B.S., Yale University
From Naturally Occurring Tumor Immunity to Supernatural T Cells: Isolation and Characterization of a Murine T Cell Receptor Specific for Human Breast and Ovarian Tumor Antigen Cdr2
presented by Robert B. Darnell

It’s both easy and very difficult for me to tell you about Bianca Santomasso. Easy because she’s truly, in my view, one of the greatest graduate students ever to come through my laboratory. She’s developed over time in a way that is not only outstanding scientifically but is going to serve her well in the future. Bianca came to the lab after graduating with high honors from Yale University, initially as sort of an intellectual fling. She was a medical student and was taking a year off as a diversion. However, during that year she became completely absorbed with uncovering the mysteries of a rare but fascinating disorder that we study in the lab in which patients with breast or ovarian cancer develop an immune response much like you would develop after you catch the flu, but they develop this immune response to their own cancers. This turns out to be useful to the patient and in some cases can eradicate their tumors. So it’s something we’d like to understand in more detail because of course one would like to take the mystery of this antitumor immune response and confer it upon other cancer patients. Bianca developed a way to do this from scratch with a simply outstanding set of experiments. She built on prior studies in her lab to precisely identify the kind of immune cells that were committing this tumor attack. She went on to clone the genes that were inside these immune cells, encoding tumor specific T cell receptors, and demonstrated that taking these genes and putting them into the normal T cells from a normal person turned them into tumor killer cells. Her work spans a broad range of science, from extremely detailed immunology to the general possibility that her work opens, that we are considering opening a new clinical trial to test her work in cancer patients.    
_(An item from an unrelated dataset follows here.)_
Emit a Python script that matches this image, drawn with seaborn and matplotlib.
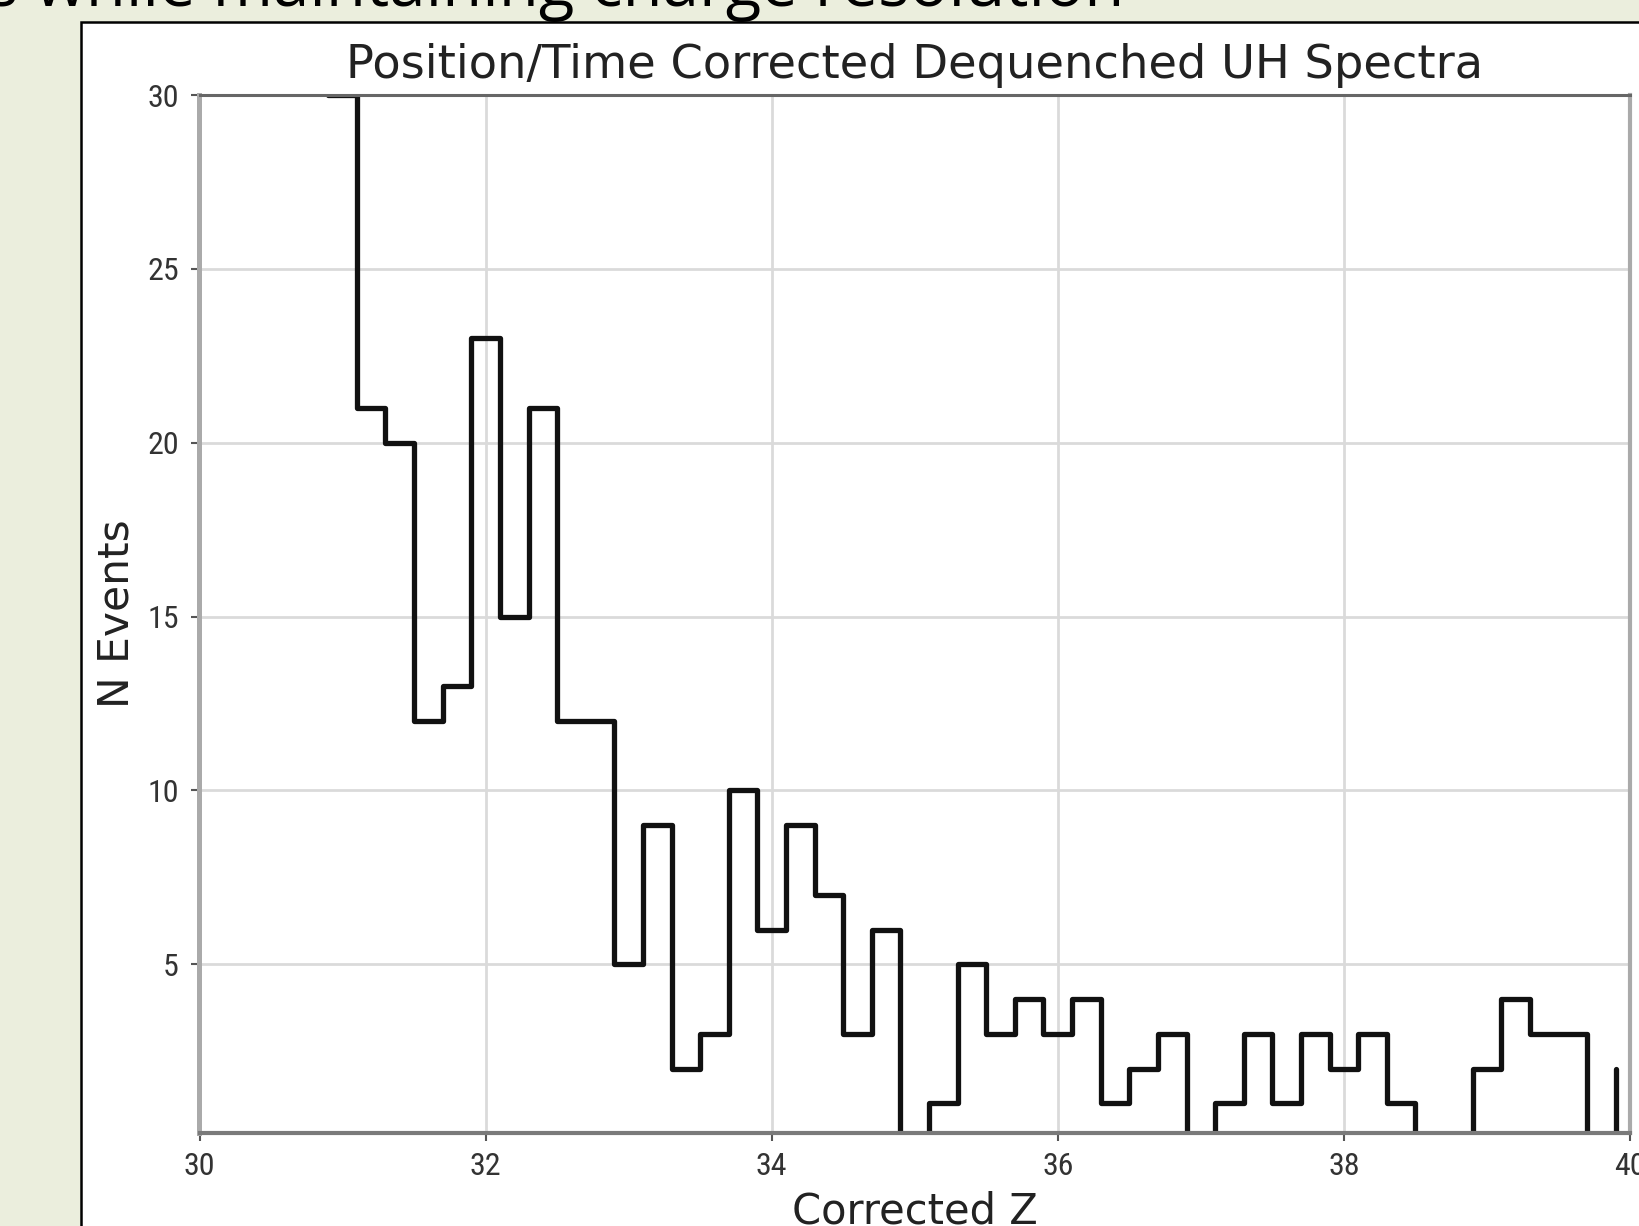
import numpy as np
import pandas as pd
import matplotlib
matplotlib.use('Agg')
import matplotlib.pyplot as plt
import matplotlib.font_manager as fm
from matplotlib.patches import Rectangle
import seaborn as sns

# counts per 0.2 wide bin (left edge of each bin)
bin_left = [30.9, 31.1, 31.3, 31.5, 31.7, 31.9, 32.1, 32.3, 32.5, 32.7,
            32.9, 33.1, 33.3, 33.5, 33.7, 33.9, 34.1, 34.3, 34.5, 34.7,
            34.9, 35.1, 35.3, 35.5, 35.7, 35.9, 36.1, 36.3, 36.5, 36.7,
            36.9, 37.1, 37.3, 37.5, 37.7, 37.9, 38.1, 38.3, 38.5, 38.7,
            38.9, 39.1, 39.3, 39.5, 39.7, 39.9]
counts = [30, 21, 20, 12, 13, 23, 15, 21, 12, 12,
          5, 9, 2, 3, 10, 6, 9, 7, 3, 6,
          0, 1, 5, 3, 4, 3, 4, 1, 2, 3,
          0, 1, 3, 1, 3, 2, 3, 1, 0, 0,
          2, 4, 3, 3, 0, 2]

title = 'Position/Time Corrected Dequenched UH Spectra'
x_label = 'Corrected Z'
y_label = 'N Events'
x_ticks = [30, 32, 34, 36, 38, 40]
y_ticks = [5, 10, 15, 20, 25, 30]
slide_text = 's while maintaining charge resolution'

W, H = 1640, 1226

sns.set_style('whitegrid')
plt.rcParams['font.family'] = ['DejaVu Sans']

# tick labels in the screenshot are narrow, use a narrow face if there is one
names = {f.name for f in fm.fontManager.ttflist}
tick_font, tick_size = 'DejaVu Sans', 20
for cand in ['Liberation Sans Narrow', 'Roboto Condensed', 'DejaVu Sans Condensed']:
    if cand in names:
        tick_font, tick_size = cand, 23
        break

fig = plt.figure(figsize=(W / 100, H / 100), dpi=100, facecolor='#ebeedd')

# white panel of the pasted chart
panel = Rectangle((81 / W, -0.1), 2, 1.1 - 22 / H, transform=fig.transFigure,
                  facecolor='white', edgecolor='black', linewidth=1.8, zorder=-1)
fig.patches.append(panel)

fig.text(1124 / W, 1 - 6 / H, slide_text, ha='right', va='baseline',
         fontsize=47, family='Open Sans', color='black')

ax_l, ax_r, ax_t, ax_b = 199.5, 1630, 95, 1133
ax = fig.add_axes([ax_l / W, 1 - ax_b / H, (ax_r - ax_l) / W, (ax_b - ax_t) / H])
ax.set_facecolor('white')

df = pd.DataFrame({'z': bin_left, 'n': counts})
sns.lineplot(data=df, x='z', y='n', drawstyle='steps-post', color='#111111',
             linewidth=3.8, ax=ax)

ax.set_xlim(30, 40)
ax.set_ylim(0.15, 30)
ax.set_xticks(x_ticks)
ax.set_yticks(y_ticks)
ax.grid(True, color='#dadada', linewidth=2.0)
ax.set_axisbelow(True)

ax.tick_params(bottom=True, left=True, direction='out', length=5.8, width=1.5,
               color='#555555', labelcolor='#333333', labelsize=tick_size,
               labelfontfamily=tick_font)
ax.tick_params(axis='y', pad=9)
ax.tick_params(axis='x', pad=8)

for side, col, lw in [('top', '#666666', 2.2), ('bottom', '#7a7a7a', 3.0),
                      ('left', '#aaaaaa', 3.6), ('right', '#aaaaaa', 3.0)]:
    ax.spines[side].set_visible(True)
    ax.spines[side].set_color(col)
    ax.spines[side].set_linewidth(lw)

ax.text(0.5, 1 + (ax_t - 78) / (ax_b - ax_t), title, transform=ax.transAxes,
        ha='center', va='baseline', fontsize=33.4, color='#222222')
ax.set_xlabel(x_label, fontsize=30, color='#222222')
ax.xaxis.set_label_coords(0.5, -(1190 - ax_b) / (ax_b - ax_t))
ax.set_ylabel(y_label, fontsize=30.5, color='#222222')
ax.yaxis.set_label_coords(-(ax_l - 138) / (ax_r - ax_l), 0.5)

fig.savefig('out.png', dpi=100, facecolor=fig.get_facecolor())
The difficult part in talking about Bianca, as must be obvious, is that I hate to see her go. This is, in part, of course because of the usual selfish motive of a professor; she’s firing on all cylinders in the laboratory and one hates to lose such an engine of productivity. But also because Bianca brings charm, wit and integrity to all she does in the lab. She also excels outside the laboratory: She’s a highly accomplished dancer and during her time in the lab danced her way into the arms of her husband Adam and from there they danced together, I guess, because they produced a little baby. So in sum, Bianca’s success comes with the genuine sweat that’s necessary to understand what a real career in clinical science is all about, and it’s that sweat that I think will underlie Bianca’s success as a star physician-scientist.